Do you lead company efforts to integrate new technology? If not, then you shouldn’t call yourself a leader, says technology strategist Scott Klososky.

“One of my greatest frustrations is that we live in a time where we have a lot of new tools, capabilities, and concepts,” Klososky told attendees at AEM’s Annual Conference. “What holds us back is leadership – leaders who don’t understand technology or don’t have the courage to change or invest in it.”

“If your answer to technology leadership is ‘I’ll hire a CIO,’ then you really shouldn’t call yourself a leader,” he said.

Hanging Out with IT

Often, Klososky said, the C-suite doesn’t want to get involved in developing technology strategy. They want the CIO or a consultant to bring it to them.

“Leaders need to make a conscious effort to learn about technology,” Klososky said. “They have to set aside time each week just to learn about what’s going on.”

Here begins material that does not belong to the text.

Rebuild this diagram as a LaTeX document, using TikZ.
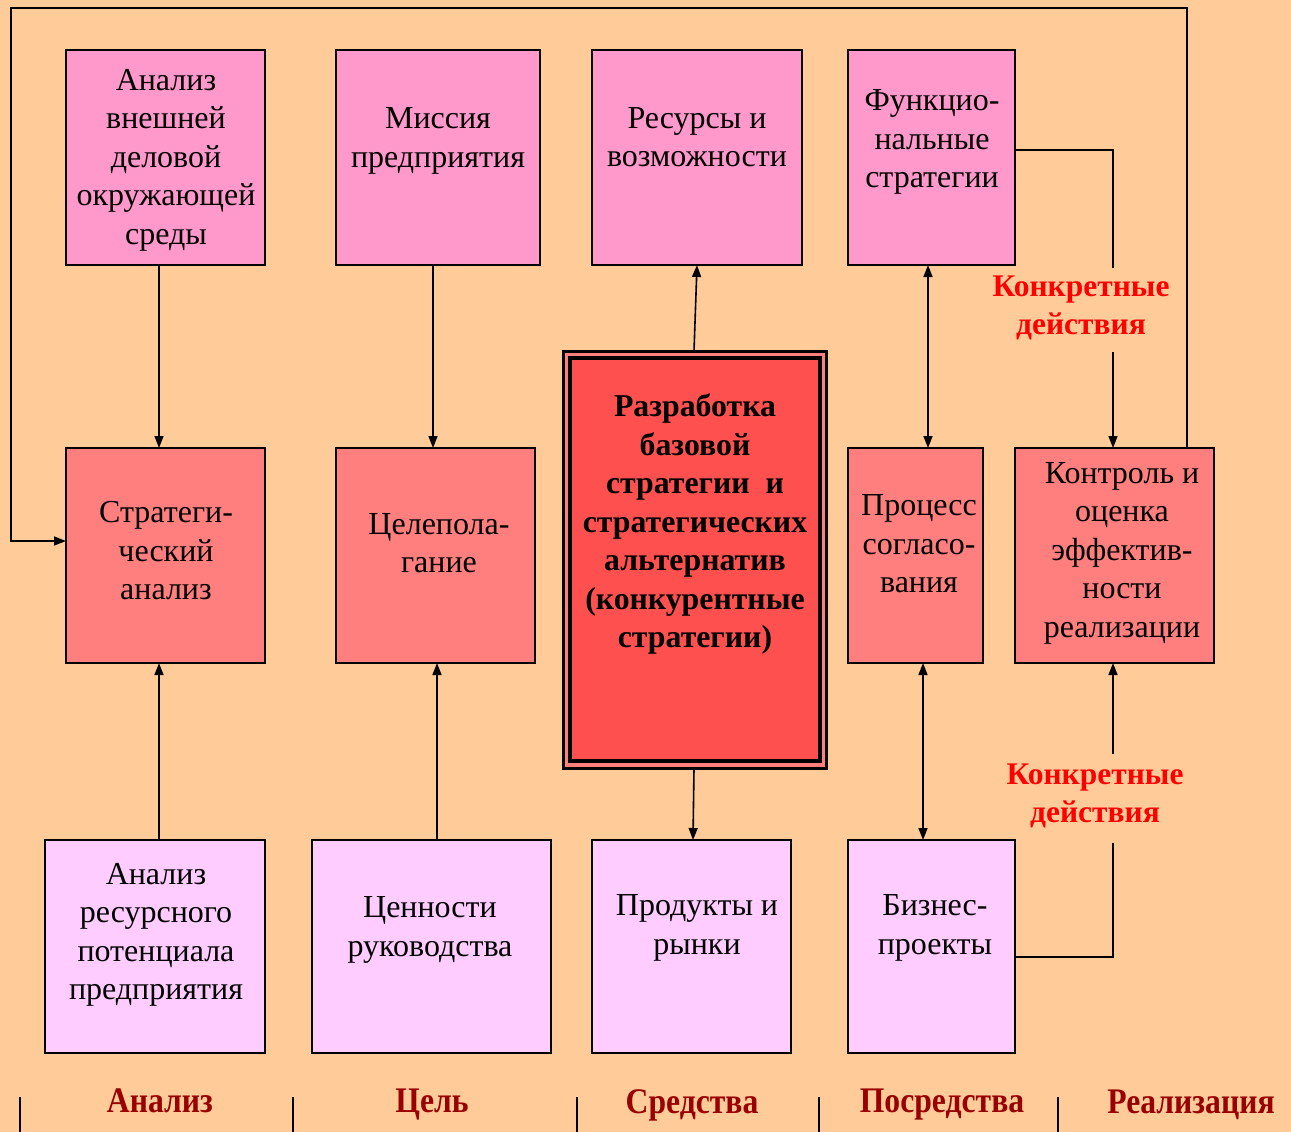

In many cases, he said, leaders will hang out with their product development and marketing teams while ignoring the technology function.

“I think they need to hang out more with the technology people, the IT people,” he said.

Finding the Right Balance

Leaders must also understand humology, Klososky said. Defined as the integration of humans and technology required to complete a process, he said a good leader should be able to look at the processes in an organization and say, "Are we at the right place on the humological scale?"

“As a leader, you have a chance to leave a legacy,” Klososky told conference attendees. “When you retire, will they say ‘Wow, I’m glad he’s leaving’? Or will they be impressed by how you integrated technology into the organization over the last 5-10 years?”

Klososky is the principal at consulting firm Future Point of View.